Topic ---> | Advice for College Kids: don't be a programmer |
Here's the truth: programming sucks.
It didn't use to. It used to be that if you worked really, really hard you could develop a career where you could concentrate, where you could deliver good work without excessive politics, where you actually would find a couple of hours a day that you did not hate your job.
This is all gone.
There are no longer any craftsmen of code.
Programmers do noisy factory work because of people like this assembling software factories and talking about how great it is for the company, but you'll notice they don't mention what the assembly-line-workers think of it:
I love code. I love programming. I love designing software and making a difference.

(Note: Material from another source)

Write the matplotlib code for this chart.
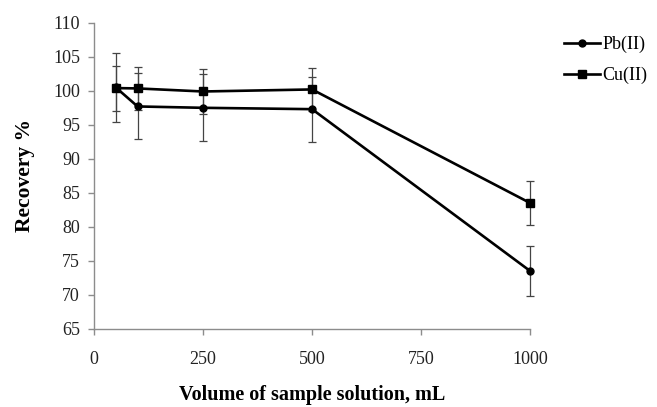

"Agile" takes that away. You lose the ability to focus, to get that burst of inspiration and speed that makes quality and code. Instead you replace it with a monotonous drone.
Any motivation is destroyed in your craftsmen as they realize all they can do is become a code robot.
I clued in pretty fast. What's really a drag is that I don't have a career any more. I have a job.
And it SUCKS.
I would NEVER choose to be a programmer now and bitterly wish I had picked a differentcareer.
malek256on 27 November 2006
As I am looking through monster.ca postings I keep seeing references which are obviously trying to hide the software factory approach. The spin doctors call this by varying names trying to impose a peer-pressure collective guilt to overcome resistance: "team approach", "collaborative", etc.
The obvious inference is that if you aren't enthusiastic about being a slave, you are not a team player - you must be a selfish jerk.